Players like Ertz, running back Austin Ekeler and linebacker Bobby Wagner aren't long-term answers for Washington, but they do immediately elevate the team's talent while simultaneously providing a guide for younger players.

"They've seen the highs and lows," said offensive coordinator Kliff Kingsbury. "They've seen the good teams, the bad teams, and so just talking through what a good team looked like, what their standards were, their practices, how guys worked and then the teams that could have been good and weren't."

That's a role Ertz has embraced since he came to Washington in March. Though the rookies and veterans haven't worked together long, Kingsbury has seen him with second-, third- and fourth-year players like John Bates and Cole Turner, which has been "awesome" to view from afar.

To be clear, Ertz isn't being a helicopter veteran. He's not "holding their hands" on the practice field, but rather pulling them aside and offering his insight on things they need to work on or how he would approach certain aspects of the position.

"It's not just me being the salty vet...trying to tell them what to do every play, because they've got a coach for that," Ertz said. "I'm just trying to help them in any way I can."

Both Ertz and Kingsbury have pointed out that Washington has plenty of young, talented players on the roster. Bates has been one of the better run-blocking tight ends in the league; Cole Turner has potential as a red zone target; and Armani Rogers could be productive if he gets more acclimated to the position.

Ertz wants to be there for them in any way he can.

"I'm the guy that wants to be a voice in their ear if they have questions or they have anything they want to bounce off me," Ertz said.

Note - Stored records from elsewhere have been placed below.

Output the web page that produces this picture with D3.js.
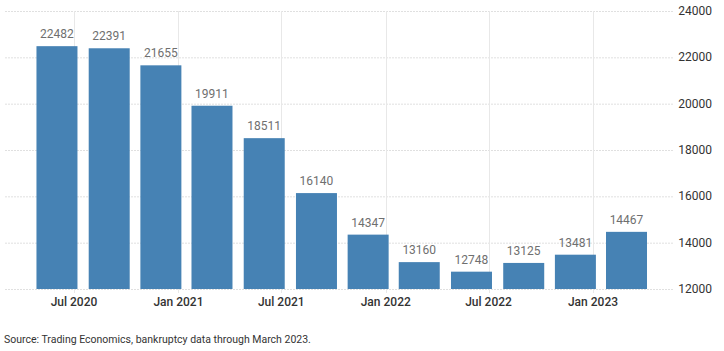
<!DOCTYPE html>
<html>
<head>
<meta charset="utf-8">
<script src="https://cdn.jsdelivr.net/npm/d3@7"></script>
<style>
  body { margin: 0; background: #fff; }
  svg { display: block; }
</style>
</head>
<body>
<div id="chart"></div>
<script>
// quarterly bankruptcy filings (bars placed at the middle-ish month)
var dates = ["2020-06-01", "2020-09-01", "2020-12-01", "2021-03-01", "2021-06-01", "2021-09-01",
             "2021-12-01", "2022-03-01", "2022-06-01", "2022-09-01", "2022-12-01", "2023-03-01"];
var values = [22482, 22391, 21655, 19911, 18511, 16140, 14347, 13160, 12748, 13125, 13481, 14467];
var yTicks = [12000, 14000, 16000, 18000, 20000, 22000, 24000];
var xTicks = ["2020-07-01", "2021-01-01", "2021-07-01", "2022-01-01", "2022-07-01", "2023-01-01"];
var sourceText = "Source: Trading Economics, bankruptcy data through March 2023.";

var W = 724, H = 351;
var parse = d3.timeParse("%Y-%m-%d");
var fmt = d3.timeFormat("%b %Y");

var svg = d3.select("#chart").append("svg")
	.attr("width", W)
	.attr("height", H);

var x = d3.scaleTime()
	.domain([parse("2020-07-01"), parse("2023-01-01")])
	.range([74, 593]);
var y = d3.scaleLinear()
	.domain([12000, 24000])
	.range([289, 11]);

var barW = 41;

// grid
svg.append("g").selectAll("line.h")
	.data(yTicks).enter().append("line")
	.attr("x1", 5).attr("x2", 673)
	.attr("y1", function(d) { return y(d) + 0.5; })
	.attr("y2", function(d) { return y(d) + 0.5; })
	.attr("stroke", "#e0e0e0")
	.attr("stroke-dasharray", "2,1");

svg.append("g").selectAll("line.v")
	.data(xTicks).enter().append("line")
	.attr("x1", function(d) { return Math.round(x(parse(d))) + 0.5; })
	.attr("x2", function(d) { return Math.round(x(parse(d))) + 0.5; })
	.attr("y1", y(24000)).attr("y2", y(12000) + 4)
	.attr("stroke", "#e8e8e8");

// bars
svg.append("g").selectAll("rect")
	.data(values).enter().append("rect")
	.attr("x", function(d, i) { return x(parse(dates[i])) - barW / 2; })
	.attr("width", barW)
	.attr("y", function(d) { return y(d); })
	.attr("height", function(d) { return y(12000) - y(d); })
	.attr("fill", "#4682b4");

// value labels
svg.append("g").selectAll("text")
	.data(values).enter().append("text")
	.attr("x", function(d, i) { return x(parse(dates[i])); })
	.attr("y", function(d) { return y(d) - 8; })
	.attr("text-anchor", "middle")
	.attr("font-family", "Roboto, sans-serif")
	.attr("font-size", "12px")
	.attr("fill", "#6f6f6f")
	.text(function(d) { return d; });

// x axis labels
svg.append("g").selectAll("text")
	.data(xTicks).enter().append("text")
	.attr("x", function(d) { return x(parse(d)); })
	.attr("y", 306)
	.attr("text-anchor", "middle")
	.attr("font-family", "Roboto, sans-serif")
	.attr("font-size", "12px")
	.attr("font-weight", 500)
	.attr("fill", "#333")
	.text(function(d) { return fmt(parse(d)); });

// y axis labels
svg.append("g").selectAll("text")
	.data(yTicks).enter().append("text")
	.attr("x", 712)
	.attr("y", function(d) { return y(d) + 4; })
	.attr("text-anchor", "end")
	.attr("font-family", "Roboto, sans-serif")
	.attr("font-size", "12px")
	.attr("fill", "#333")
	.text(function(d) { return d; });

svg.append("text")
	.attr("x", 4)
	.attr("y", 343)
	.attr("font-family", "Roboto, sans-serif")
	.attr("font-size", "10.5px")
	.attr("fill", "#333")
	.text(sourceText);
</script>
</body>
</html>
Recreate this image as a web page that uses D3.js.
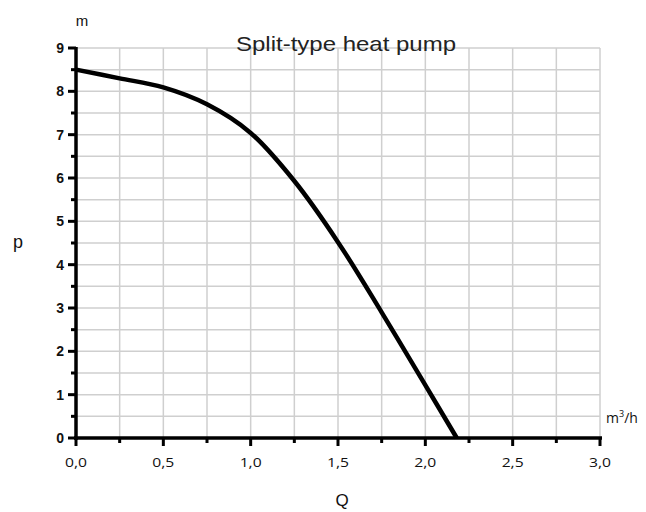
<!DOCTYPE html>
<html><head><meta charset="utf-8">
<script src="https://cdn.jsdelivr.net/npm/d3@7"></script>
<style>body{margin:0;background:#fff}svg{display:block}</style>
</head><body><svg id="c" width="646" height="512"></svg>
<script>
const flowQ = [0, 0.25, 0.5, 0.75, 1.0, 1.25, 1.5, 1.75, 2.0, 2.18];
const headP = [8.5, 8.3, 8.09, 7.7, 7.04, 5.93, 4.52, 2.9, 1.22, 0];
const xTickLabels = ["0,0","0,5","1,0","1,5","2,0","2,5","3,0"];
const yTickLabels = ["0","1","2","3","4","5","6","7","8","9"];
const title = "Split-type heat pump";

const svg = d3.select("#c");
const x = d3.scaleLinear().domain([0,3]).range([76,600]);
const y = d3.scaleLinear().domain([0,9]).range([438,48]);

// grid
const g = svg.append("g");
g.selectAll(".vg").data(d3.range(1,13).map(i=>i*0.25)).enter().append("line")
 .attr("x1",d=>x(d)).attr("x2",d=>x(d)).attr("y1",y(9)).attr("y2",y(0))
 .attr("stroke","#cfcfcf").attr("stroke-width",1.5);
g.selectAll(".hg").data(d3.range(1,19).map(i=>i*0.5)).enter().append("line")
 .attr("x1",x(0)).attr("x2",x(3)).attr("y1",d=>y(d)).attr("y2",d=>y(d))
 .attr("stroke","#cfcfcf").attr("stroke-width",1.5);

// curve
const line = d3.line().x(d=>x(d[0])).y(d=>y(d[1])).curve(d3.curveCatmullRom.alpha(0.5));
svg.append("path").datum(flowQ.map((q,i)=>[q,headP[i]]))
 .attr("d",line).attr("fill","none").attr("stroke","#000").attr("stroke-width",4.5)
 .attr("stroke-linejoin","round");

// axes lines
svg.append("line").attr("x1",x(0)).attr("x2",x(0)).attr("y1",y(9)-1).attr("y2",y(0)+2)
 .attr("stroke","#000").attr("stroke-width",3.5);
svg.append("line").attr("x1",x(0)-2).attr("x2",x(3)+2).attr("y1",y(0)).attr("y2",y(0))
 .attr("stroke","#000").attr("stroke-width",3.5);

// y ticks
svg.selectAll(".yt").data(d3.range(0,19).map(i=>i*0.5)).enter().append("line")
 .attr("x1",d=> Number.isInteger(d)? x(0)-8 : x(0)-5).attr("x2",x(0))
 .attr("y1",d=>y(d)).attr("y2",d=>y(d)).attr("stroke","#000").attr("stroke-width",3);
svg.selectAll(".yl").data(yTickLabels).enter().append("text")
 .attr("x",x(0)-12).attr("y",(d,i)=>y(i)+5).attr("text-anchor","end")
 .attr("font-family","Liberation Sans, Arial, sans-serif").attr("font-weight","bold")
 .attr("font-size",14).attr("fill","#111").text(d=>d);

// x ticks
svg.selectAll(".xt").data(d3.range(0,13).map(i=>i*0.25)).enter().append("line")
 .attr("x1",d=>x(d)).attr("x2",d=>x(d)).attr("y1",y(0))
 .attr("y2",d=> (Math.round(d*4)%2===0)? y(0)+8 : y(0)+5)
 .attr("stroke","#000").attr("stroke-width",3);
svg.selectAll(".xl").data(xTickLabels).enter().append("text")
 .attr("x",(d,i)=>x(i*0.5)).attr("y",y(0)+29).attr("text-anchor","middle")
 .attr("font-family","Open Sans, sans-serif").attr("font-size",13).attr("fill","#111")
 .attr("textLength",22).attr("lengthAdjust","spacingAndGlyphs").text(d=>d);

// labels
svg.append("text").attr("x",346).attr("y",51).attr("text-anchor","middle")
 .attr("font-family","Liberation Sans, Arial, sans-serif").attr("font-size",21).attr("fill","#222")
 .attr("textLength",220).attr("lengthAdjust","spacingAndGlyphs").text(title);
svg.append("text").attr("x",82).attr("y",26).attr("text-anchor","middle")
 .attr("font-family","Liberation Sans, Arial, sans-serif").attr("font-size",15).attr("fill","#111").text("m");
svg.append("text").attr("x",18).attr("y",248).attr("text-anchor","middle")
 .attr("font-family","Liberation Sans, Arial, sans-serif").attr("font-size",18).attr("fill","#111").text("p");
svg.append("text").attr("x",342).attr("y",506).attr("text-anchor","middle")
 .attr("font-family","Liberation Sans, Arial, sans-serif").attr("font-size",17).attr("fill","#111").text("Q");
const u = svg.append("text").attr("x",606).attr("y",423)
 .attr("font-family","Open Sans, sans-serif").attr("font-size",14).attr("fill","#111");
u.append("tspan").text("m");
u.append("tspan").attr("dy",-6).attr("font-size",9).text("3");
u.append("tspan").attr("dy",6).text("/h");
</script></body></html>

The rookies and veterans were on the field for the first time as they began OTA practices. Check out the top photos of Jayden Daniels working with Terry McLaurin, Brian Robinson and more.

Ertz certainly has a wealth of knowledge he can pass down to Washington's younger players. He's one of the best tight ends in Eagles history, ranking fifth among all pass-catchers with 6,267 yards, and he had one of most productive seasons for a tight end in the NFL with 1,163 yards, eight touchdowns and 116 receptions from 156 targets.

That isn't what he hopes his new teammates will remember about him, though; rather, he wants it to be who he is as a person.

"You've gotta have a personal relationship with someone to know that I care about them," Ertz said. "I wanna be as open as possible because that's what guys are gonna remember. People aren't gonna remember my stats and my yards or my catches when I'm done. Hopefully they remember the relationships that I have with them."

And that hasn't gone unnoticed by his coaches, either.

"That's been awesome to see him kind of leave his legacy with those guys," Kingsbury said, "with how he treats them, how he works with them, how he coaches them up."